Border landmine threat needs enhanced response

BANGLADESH’S border on swaths of forests with Myanmar continues to be a killing ground because of landmines planted on the Myanmar side allegedly by the rebel Arakan Army that is said to be controlling the southern Rakhine State, leaving no presence of Myanmar’s Border Guard Police there. In the latest incident that took place on May 24, at least three Bangladeshis died in a landmine explosion on the Myanmar side at Ghumdhum of Naikhyongchari in Bandarban. They died after they had gone there to collect firewood along the zero line about noon, the Border Guard Bangladesh in Cox’s Bazar has said. When the Bangladesh border guards reached the spot, they found the villagers already dead. The border force says that all the three were from the Chakma community. One victim triggered a landmine, it is reported, whilst working on a banana plantation and the two others were killed by subsequent explosions whilst they tried a rescue attempt. Much of the border spanning 271 kilometres with Myanmar is unmarked and many villagers almost daily cross the border, as people living there have done for generations, collecting firewood, doing rubber plantation work and carrying out small-scale trading for livelihood.
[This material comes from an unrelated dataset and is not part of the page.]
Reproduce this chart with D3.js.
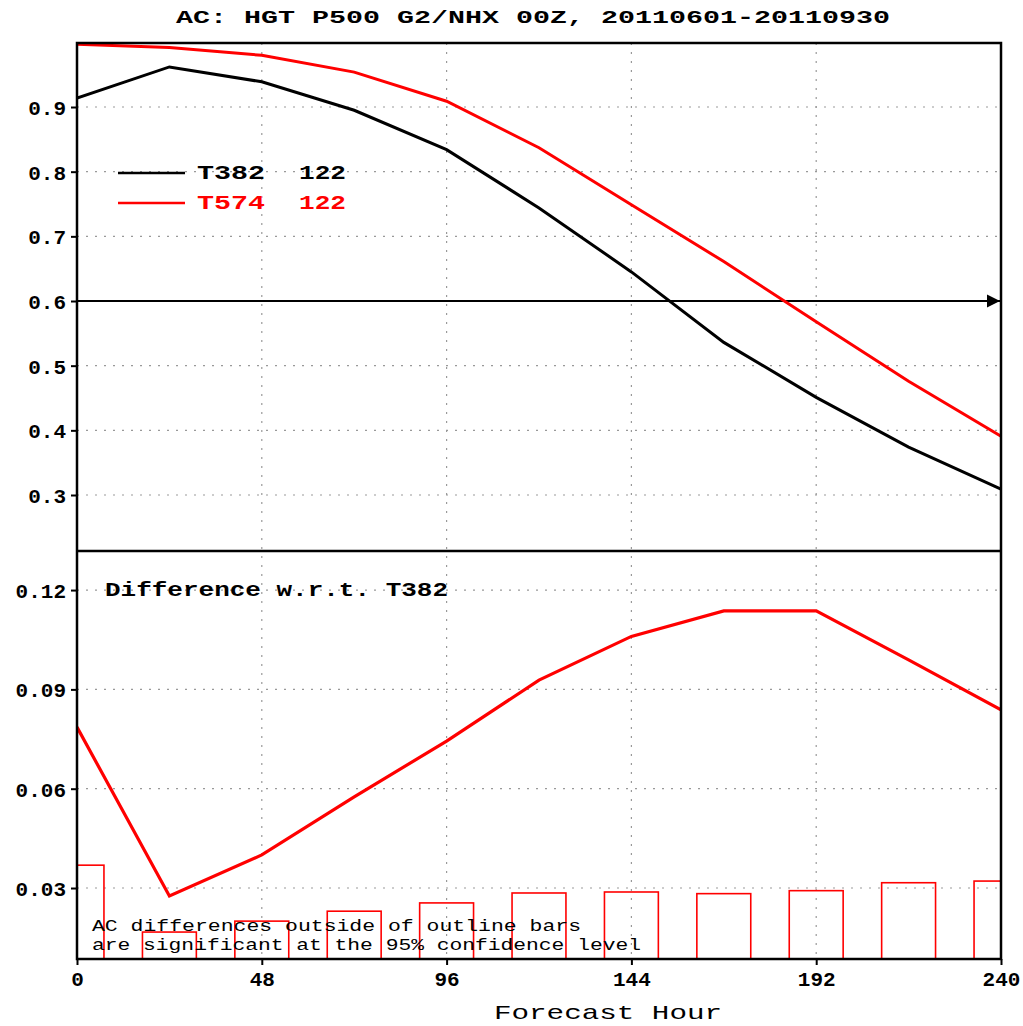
<!DOCTYPE html>
<html><head><meta charset="utf-8">
<script src="https://cdn.jsdelivr.net/npm/d3@7"></script>
<style>body{margin:0;background:#fff}svg{display:block}</style>
</head><body>
<script>
const hours = [0,24,48,72,96,120,144,168,192,216,240];
const t382 = [0.914,0.962,0.939,0.895,0.834,0.744,0.645,0.536,0.451,0.374,0.309];
const t574 = [0.997,0.992,0.980,0.954,0.909,0.837,0.749,0.661,0.568,0.476,0.391];
const diff = [0.0786,0.0276,0.0400,0.0575,0.0744,0.0928,0.1060,0.1137,0.1137,0.0989,0.0838];
const sigBars = [0.0369,0.0167,0.0200,0.0230,0.0255,0.0285,0.0288,0.0283,0.0292,0.0316,0.0321];
const xTicks = [0,48,96,144,192,240];
const topTicks = [0.3,0.4,0.5,0.6,0.7,0.8,0.9];
const botTicks = [0.03,0.06,0.09,0.12];
const topTickLabels = ["0.3","0.4","0.5","0.6","0.7","0.8","0.9"];
const botTickLabels = ["0.03","0.06","0.09","0.12"];
const series = [{name:"T382",n:"122",color:"#000",vals:t382},{name:"T574",n:"122",color:"#f00",vals:t574}];
const refLine = 0.6;

const W=1023,H=1026;
const L=77,R=1001,T=43,M=551,B=959;
const svg=d3.select("body").append("svg").attr("width",W).attr("height",H);
const x=d3.scaleLinear().domain([0,240]).range([L,R]);
const yT=d3.scaleLinear().domain([0.2134,0.9990]).range([M,T]);
const yB=d3.scaleLinear().domain([0.00856,0.1318]).range([B,M]);
const mono='"Liberation Mono","DejaVu Sans Mono",monospace';

svg.append("defs").html(`
<clipPath id="cT"><rect x="${L}" y="${T}" width="${R-L}" height="${M-T}"/></clipPath>
<clipPath id="cB"><rect x="${L}" y="${M}" width="${R-L}" height="${B-M}"/></clipPath>
<marker id="arr" viewBox="0 0 10 10" refX="10" refY="5" markerWidth="6" markerHeight="6" orient="auto" markerUnits="strokeWidth"><path d="M0,0L10,5L0,10z" fill="#000"/></marker>`);

// grid
const g=svg.append("g").attr("stroke","#999").attr("stroke-width",1.2).attr("stroke-dasharray","2,7");
xTicks.filter(d=>d>0&&d<240).forEach(d=>{
  g.append("line").attr("x1",x(d)).attr("x2",x(d)).attr("y1",T).attr("y2",B);
});
topTicks.forEach(d=>g.append("line").attr("x1",L).attr("x2",R).attr("y1",yT(d)).attr("y2",yT(d)));
botTicks.forEach(d=>g.append("line").attr("x1",L).attr("x2",R).attr("y1",yB(d)).attr("y2",yB(d)));

// significance bars
const bw = x(7)-x(0);
svg.append("g").attr("clip-path","url(#cB)").selectAll("rect").data(hours).join("rect")
  .attr("x",(d)=>x(d)-bw).attr("width",2*bw)
  .attr("y",(d,i)=>yB(sigBars[i])).attr("height",(d,i)=>yB(0.00856)-yB(sigBars[i]))
  .attr("fill","none").attr("stroke","#f00").attr("stroke-width",1.6);

// ref arrow line
svg.append("line").attr("x1",L).attr("x2",R-1).attr("y1",yT(refLine)).attr("y2",yT(refLine))
  .attr("stroke","#000").attr("stroke-width",2.2).attr("marker-end","url(#arr)");

// top lines
const lineT=d3.line().x((d,i)=>x(hours[i])).y(d=>yT(d));
svg.append("g").attr("clip-path","url(#cT)").selectAll("path").data(series).join("path")
  .attr("d",d=>lineT(d.vals)).attr("fill","none").attr("stroke",d=>d.color).attr("stroke-width",3);

// diff line
const lineB=d3.line().x((d,i)=>x(hours[i])).y(d=>yB(d));
svg.append("path").attr("clip-path","url(#cB)").attr("d",lineB(diff)).attr("fill","none").attr("stroke","#f00").attr("stroke-width",3.2);

// frame
svg.append("rect").attr("x",L).attr("y",T).attr("width",R-L).attr("height",B-T).attr("fill","none").attr("stroke","#000").attr("stroke-width",2.5);
svg.append("line").attr("x1",L).attr("x2",R).attr("y1",M).attr("y2",M).attr("stroke","#000").attr("stroke-width",2.5);

// axes
const axL=svg.append("g").attr("transform",`translate(${L},0)`);
axL.append("g").call(d3.axisLeft(yT).tickValues(topTicks).tickFormat((d,i)=>topTickLabels[i]).tickSize(6).tickPadding(5));
axL.append("g").call(d3.axisLeft(yB).tickValues(botTicks).tickFormat((d,i)=>botTickLabels[i]).tickSize(6).tickPadding(5));
axL.selectAll(".domain").remove();
axL.selectAll("line").attr("stroke","#000").attr("stroke-width",2);
axL.selectAll("text").attr("font-family",mono).attr("font-weight","bold").attr("font-size",21).attr("fill","#000").attr("dy","0.36em");
const axB=svg.append("g").attr("transform",`translate(0,${B})`).call(d3.axisBottom(x).tickValues(xTicks).tickFormat(d3.format("d")).tickSize(6).tickPadding(5));
axB.select(".domain").remove();
axB.selectAll("line").attr("stroke","#000").attr("stroke-width",2);
axB.selectAll("text").attr("font-family",mono).attr("font-weight","bold").attr("font-size",21).attr("fill","#000").attr("dy","0.75em");

// title
svg.append("text").attr("x",176).attr("y",23).attr("textLength",714).attr("lengthAdjust","spacingAndGlyphs")
  .attr("font-family",mono).attr("font-weight","bold").attr("font-size",19).text("AC: HGT P500 G2/NHX 00Z, 20110601-20110930");

// legend
series.forEach((s,i)=>{
  const yy=173+i*30;
  svg.append("line").attr("x1",118).attr("x2",185).attr("y1",yy).attr("y2",yy).attr("stroke",s.color).attr("stroke-width",2.5);
  svg.append("text").attr("x",197).attr("y",yy+6).attr("fill",s.color).attr("font-family",mono).attr("font-weight","bold").attr("font-size",20).attr("textLength",68).attr("lengthAdjust","spacingAndGlyphs").text(s.name);
  svg.append("text").attr("x",299).attr("y",yy+6).attr("fill",s.color).attr("font-family",mono).attr("font-weight","bold").attr("font-size",20).attr("textLength",47).attr("lengthAdjust","spacingAndGlyphs").text(s.n);
});

svg.append("text").attr("x",105).attr("y",596).attr("textLength",343).attr("lengthAdjust","spacingAndGlyphs")
  .attr("font-family",mono).attr("font-weight","bold").attr("font-size",20).text("Difference w.r.t. T382");

svg.append("text").attr("x",92).attr("y",931).attr("textLength",489).attr("lengthAdjust","spacingAndGlyphs")
  .attr("font-family",mono).attr("font-size",16).text("AC differences outside of outline bars");
svg.append("text").attr("x",92).attr("y",950).attr("textLength",549).attr("lengthAdjust","spacingAndGlyphs")
  .attr("font-family",mono).attr("font-size",16).text("are significant at the 95% confidence level");

svg.append("text").attr("x",494).attr("y",1019).attr("textLength",228).attr("lengthAdjust","spacingAndGlyphs")
  .attr("font-family",mono).attr("font-size",21).text("Forecast Hour");
</script>
</body></html>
Border guards say that areas bordering Myanmar now risk landmine explosions. Myanmar is regarded as the world’s most dangerous country for landmine casualties, as the International Campaign to Ban Landmines says. The organisation has documented the ‘massive’ and growing use of landmines, which are banned by many states. In such a situation, Bangladeshis and Rohingyas sheltered there continue to lose their life and limbs to landmine explosions on the Myanmar side along the border. A young man was injured in an explosion near the border at Kutupalong of Ukhiya in Cox’s Bazar in March 2026. A Border Guard Bangladesh member died in another explosion in November 2025. It is reported that he died from the injuries that he had sustained after a landmine tore off his leg during a routine border patrol. Some civilians, including villagers collecting firewood, lost limbs in frequent landmine explosions towards the end of 2025. The Border Guard Bangladesh says that it regularly carries out awareness programmes to discourage people from going along the zero line. But the continuing landmine explosions and the consequent casualties and injury suggest that the steps are far from adequate. The situation warrants that the Border Guard Bangladesh should step up its moves to head off any such casualties or injury from landmine explosions.


The Border Guard Bangladesh should conduct regular mine-sweeping operations, put up prominent landmine cautionary signboards and erect red flags in high-risk areas whilst the force should enhance its awareness campaigns to discourage people from crossing into Myanmar.